Multiline Comment Formatting (Patch [1])
The change enforces that multiline comment blocks begin with an empty first line:
/* isn_out → /*
* ... * isn_out
*/ * ...
*/
This is stylistically uniform with the vast majority of existing PostgreSQL comments, but has been inconsistently applied. The significance is not functional but maintenance-related: uniform comment structure makes automated tooling (comment extraction, documentation generation) and human diff review more predictable. The 99% figure Tom cites indicates this is a low-risk mechanical change.
Space After Comma Before Ellipsis (Patch [2])
Two distinct beneficiaries:
Variadic function declarations: const char *fmt,...) → const char *fmt, ...). This aligns with standard C style guides and PostgreSQL's own convention for other comma-separated lists. BSD indent historically treated ... as a special token and elided the space.
Designated initializers: .color = RBTBLACK,.left = RBTNIL → .color = RBTBLACK, .left = RBTNIL. This is arguably a more substantive readability win — the dense form makes it genuinely harder to parse field boundaries, especially in larger struct initializers. The RBTree sentinel example is illustrative; similar patterns appear throughout the tree in places like node tag initialization and GUC tables.
Tom's assessment that "I don't see any places where it makes anything worse" is the key approval criterion — pgindent changes are accepted based on Pareto-improvement: they must not regress any existing well-formatted code.
Architectural Significance
While superficially cosmetic, the pgindent run and its associated tool changes have real engineering implications:
- Back-patching friction: A major reformatting creates a "wall" in
git blame and git log -p history. Doing it once per cycle at a predictable time (pre-beta) concentrates the pain and allows tooling (e.g., git blame --ignore-revs-file) to work around it cleanly.

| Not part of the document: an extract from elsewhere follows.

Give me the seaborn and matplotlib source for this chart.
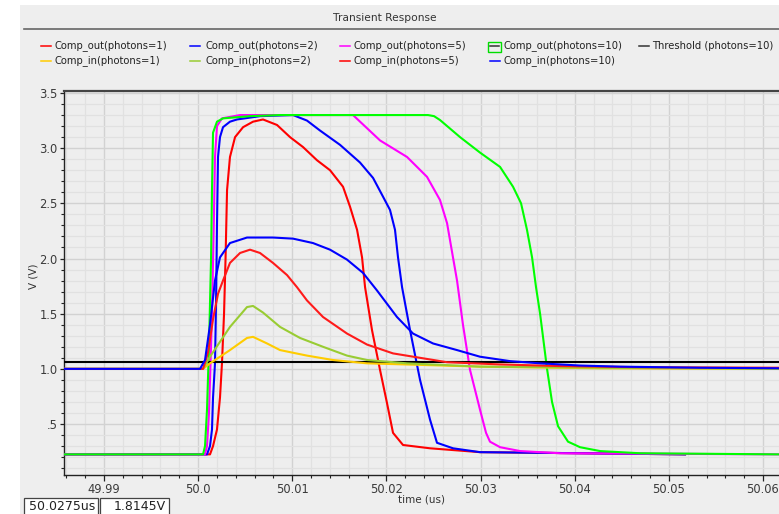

- Extension authors: pgindent rules are the de facto standard for out-of-tree extensions; improvements propagate outward.
- Review burden reduction: Consistent mechanical formatting means human reviewers can focus on semantic changes rather than style nits during patch review.
Process Notes
The bundled work items — pgindent, pgperltidy, renumber_oids.pl, copyright.pl — are batched for efficiency. renumber_oids.pl is particularly important: during development, newly-assigned catalog OIDs tend to cluster in ad-hoc ranges that developers pick; renumbering compacts them into the proper permanent range (typically moving development OIDs from 8000+ down to the next available production range) before the catalog is frozen at beta1. After beta1, OIDs become part of the on-disk ABI for pg_upgrade and cannot be renumbered.
This message is essentially a committer's heads-up — Tom Lane, as the de facto steward of pgindent and release mechanics for decades, is the natural driver. The email serves as both a proposal and an advance-notice: committers with pending patches should land them before the reindent to avoid merge conflicts, and those with opinions on the formatting changes have a window to object before they're applied tree-wide.